Ward painted society portraits in Nashville. She also taught art as director of Ward-Conley Studios. In 1896 she designed the large two-story Woman's Building at the Tennessee Centennial and International Exposition, modeled on Andrew Jackson's Nashville home, the Hermitage. She also chaired the Fine Arts Committee that chose art for display at the exposition. "Her plans for the Woman's Building were selected by the judges without a dissenting voice," according to a report at the time.

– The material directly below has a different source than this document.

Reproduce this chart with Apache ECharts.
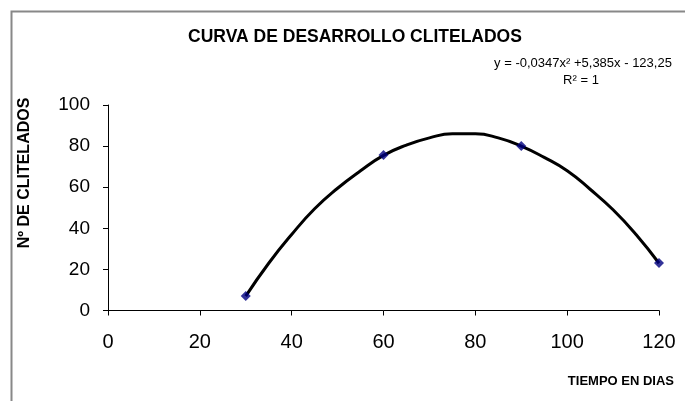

She contributed illustrations to several issues of The Olympian magazine in 1903. In 1910, she loaned historical objects to the Appalachian Exposition. While staying at the Battle Creek Sanitarium for health reasons in 1913, she painted a mural and decorative panels in the institution's lobby and parlors. Her art was displayed at the Tennessee State Fair in 1920, and at the fifth annual exhibit of Tennessee artists in Nashville in 1924. Four of her paintings were included in the Spring Art Exhibit of the Centennial Club in 1925.

She and her sister, Mrs. John DeWitt, hosted meetings of the Ward Seminary alumnae association, and both served as officers in the organization.

== Personal life ==
Sara Ward married John Withrin Conley in 1882; her husband died in 1883. Their only child died as a young girl in 1886. Conley survived typhoid fever in 1897 and "a severe surgical operation" in New York in 1900. She used a wheelchair for the rest of her life. She died in 1944, aged 84 years, in Nashville. Her portraits of Willie Blount and William Blount were displayed at William Blount Mansion in Knoxville.